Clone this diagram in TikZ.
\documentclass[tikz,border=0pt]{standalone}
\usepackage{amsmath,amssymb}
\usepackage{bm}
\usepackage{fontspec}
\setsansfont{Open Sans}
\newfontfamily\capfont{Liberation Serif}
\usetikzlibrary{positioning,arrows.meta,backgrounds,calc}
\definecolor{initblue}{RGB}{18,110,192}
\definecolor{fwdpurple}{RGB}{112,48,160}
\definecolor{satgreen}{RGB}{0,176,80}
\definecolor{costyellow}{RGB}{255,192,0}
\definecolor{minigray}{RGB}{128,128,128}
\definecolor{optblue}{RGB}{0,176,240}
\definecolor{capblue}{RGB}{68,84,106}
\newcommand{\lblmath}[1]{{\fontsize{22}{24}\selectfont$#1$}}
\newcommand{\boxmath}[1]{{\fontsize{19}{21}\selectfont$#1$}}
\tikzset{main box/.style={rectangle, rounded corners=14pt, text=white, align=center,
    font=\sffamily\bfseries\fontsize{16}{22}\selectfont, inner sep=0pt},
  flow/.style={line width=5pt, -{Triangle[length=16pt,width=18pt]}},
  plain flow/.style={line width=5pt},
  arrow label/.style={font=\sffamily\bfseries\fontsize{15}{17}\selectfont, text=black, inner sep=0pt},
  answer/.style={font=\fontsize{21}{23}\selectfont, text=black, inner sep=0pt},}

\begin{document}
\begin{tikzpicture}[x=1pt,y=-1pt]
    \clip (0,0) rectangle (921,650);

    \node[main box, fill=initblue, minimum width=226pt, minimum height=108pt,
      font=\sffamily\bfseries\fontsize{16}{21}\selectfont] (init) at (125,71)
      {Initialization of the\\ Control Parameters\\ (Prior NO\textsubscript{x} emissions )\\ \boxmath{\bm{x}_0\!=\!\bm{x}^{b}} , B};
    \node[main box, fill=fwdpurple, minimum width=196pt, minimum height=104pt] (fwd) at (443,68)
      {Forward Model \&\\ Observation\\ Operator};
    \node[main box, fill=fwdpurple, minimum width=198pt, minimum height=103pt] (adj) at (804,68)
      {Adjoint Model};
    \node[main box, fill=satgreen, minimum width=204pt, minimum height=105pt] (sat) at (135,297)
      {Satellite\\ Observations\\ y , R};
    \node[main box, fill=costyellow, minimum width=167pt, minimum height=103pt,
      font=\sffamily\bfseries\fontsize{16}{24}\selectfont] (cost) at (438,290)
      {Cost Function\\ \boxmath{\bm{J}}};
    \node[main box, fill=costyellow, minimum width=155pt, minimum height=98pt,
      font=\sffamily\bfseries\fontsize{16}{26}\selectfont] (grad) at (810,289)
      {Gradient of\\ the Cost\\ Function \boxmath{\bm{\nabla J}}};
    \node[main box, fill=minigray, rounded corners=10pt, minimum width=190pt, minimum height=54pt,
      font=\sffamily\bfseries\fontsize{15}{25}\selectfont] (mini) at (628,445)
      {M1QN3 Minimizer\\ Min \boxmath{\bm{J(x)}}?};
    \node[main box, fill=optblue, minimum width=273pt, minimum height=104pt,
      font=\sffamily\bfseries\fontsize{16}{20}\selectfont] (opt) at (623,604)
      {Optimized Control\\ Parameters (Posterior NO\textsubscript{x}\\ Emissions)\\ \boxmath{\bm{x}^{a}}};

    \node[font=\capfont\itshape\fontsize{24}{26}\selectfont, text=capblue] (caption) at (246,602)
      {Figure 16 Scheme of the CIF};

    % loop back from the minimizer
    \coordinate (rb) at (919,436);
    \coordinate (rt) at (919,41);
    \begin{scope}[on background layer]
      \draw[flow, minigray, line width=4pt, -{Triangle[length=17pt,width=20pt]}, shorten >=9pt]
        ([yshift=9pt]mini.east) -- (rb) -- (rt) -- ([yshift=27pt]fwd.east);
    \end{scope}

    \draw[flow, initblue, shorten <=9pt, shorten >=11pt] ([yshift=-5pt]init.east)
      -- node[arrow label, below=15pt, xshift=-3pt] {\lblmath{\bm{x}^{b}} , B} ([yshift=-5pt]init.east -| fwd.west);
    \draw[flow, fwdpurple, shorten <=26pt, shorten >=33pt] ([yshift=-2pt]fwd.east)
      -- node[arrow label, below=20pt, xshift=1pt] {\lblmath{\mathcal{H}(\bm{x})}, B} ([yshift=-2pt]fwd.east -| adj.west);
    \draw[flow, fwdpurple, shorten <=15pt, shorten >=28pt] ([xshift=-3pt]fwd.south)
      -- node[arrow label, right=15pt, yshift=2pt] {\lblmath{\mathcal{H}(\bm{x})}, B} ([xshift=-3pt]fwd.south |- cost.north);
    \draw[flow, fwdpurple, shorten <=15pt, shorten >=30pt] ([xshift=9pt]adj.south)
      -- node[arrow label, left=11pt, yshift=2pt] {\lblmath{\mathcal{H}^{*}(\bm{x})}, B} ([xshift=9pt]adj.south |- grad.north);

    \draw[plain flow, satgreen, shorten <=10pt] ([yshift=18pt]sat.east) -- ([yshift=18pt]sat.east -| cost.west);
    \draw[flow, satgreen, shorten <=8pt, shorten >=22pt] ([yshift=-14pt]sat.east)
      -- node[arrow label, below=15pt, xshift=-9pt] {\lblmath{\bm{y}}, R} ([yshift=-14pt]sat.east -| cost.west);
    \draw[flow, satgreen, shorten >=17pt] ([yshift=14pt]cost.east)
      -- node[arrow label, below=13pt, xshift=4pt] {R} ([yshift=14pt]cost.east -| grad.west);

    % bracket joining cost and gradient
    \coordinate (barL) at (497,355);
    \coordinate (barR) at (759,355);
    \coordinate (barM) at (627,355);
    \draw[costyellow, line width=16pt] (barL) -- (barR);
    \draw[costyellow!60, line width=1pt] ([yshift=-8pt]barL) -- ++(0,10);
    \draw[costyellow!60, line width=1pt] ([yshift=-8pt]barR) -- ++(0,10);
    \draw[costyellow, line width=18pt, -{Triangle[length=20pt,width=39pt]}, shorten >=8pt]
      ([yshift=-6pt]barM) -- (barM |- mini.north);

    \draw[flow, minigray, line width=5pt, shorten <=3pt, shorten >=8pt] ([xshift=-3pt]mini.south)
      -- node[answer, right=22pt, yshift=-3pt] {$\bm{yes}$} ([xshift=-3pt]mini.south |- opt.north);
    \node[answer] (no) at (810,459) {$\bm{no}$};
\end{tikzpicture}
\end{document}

--

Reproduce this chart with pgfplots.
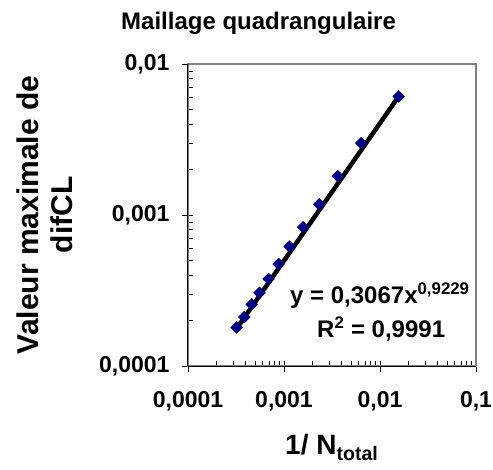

Work required: Find each line that has the word "this", then copy it out.

The answer:
Clone this diagram in TikZ.
Reproduce this chart with pgfplots.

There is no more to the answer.